Post Office turns to Twitter during computer system crash

The Post Office branch network is back up and running after it failed for several hours on Thursday.

The Post Office branch network is back up and running after it failed for several hours on Thursday.

Users on Twitter were informed that the service had crashed. The Post Office team tweeted and responded individually to over 100 customers who had queries on the system failure: “Apologies, we are aware of a problem affecting our branches, which is being looked at,” the Post Office posted in one tweet.

A Post Office spokesman said of yesterday's system crash: "Post Offices across the network are again working normally after a computer problem which had earlier affected branches nationwide for several hours. We apologise to all our customers for the service problems experienced in our branches and the inconvenience this may have caused.  Services have now fully been restored and customers are able to complete all transactions across the Post Office network. We are continuing to monitor the situation closely to make sure our services remain available as normal.”
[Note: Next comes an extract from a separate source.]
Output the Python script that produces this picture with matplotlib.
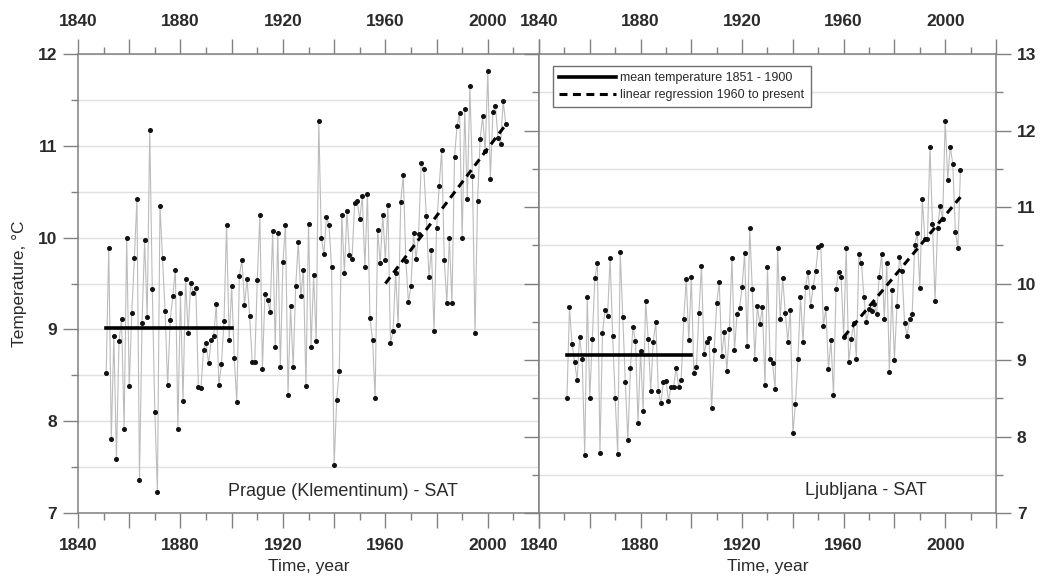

The system failure appears more substantial than the previous outage in December 2011 when the Post Office suffered disruption after thousands of branches were hit by a computer crash.
At the time the problems hit for two 30-minute periods, which left some branches unable to handle the usual volume of mail.

Post Office owner Royal Mail is undergoing a major transformation in its business, which is due to complete in 2016, to modernise the mailing service, with greater levels of automation. As part of the project, according its December 2011 annual statement, Royal Mail reported it has started to implement the largest SAP human resources and payroll system in Europe. The IT system, dubbed “People System Programme”, aims to completely modernise all of the Royal Mail HR systems and drive performance improvements.

As part of government plans to part-privatise Royal Mail, the Post Office is set to be mutualised, a plan that is likely to lead to further major changes in the back-office IT that supports both organisations.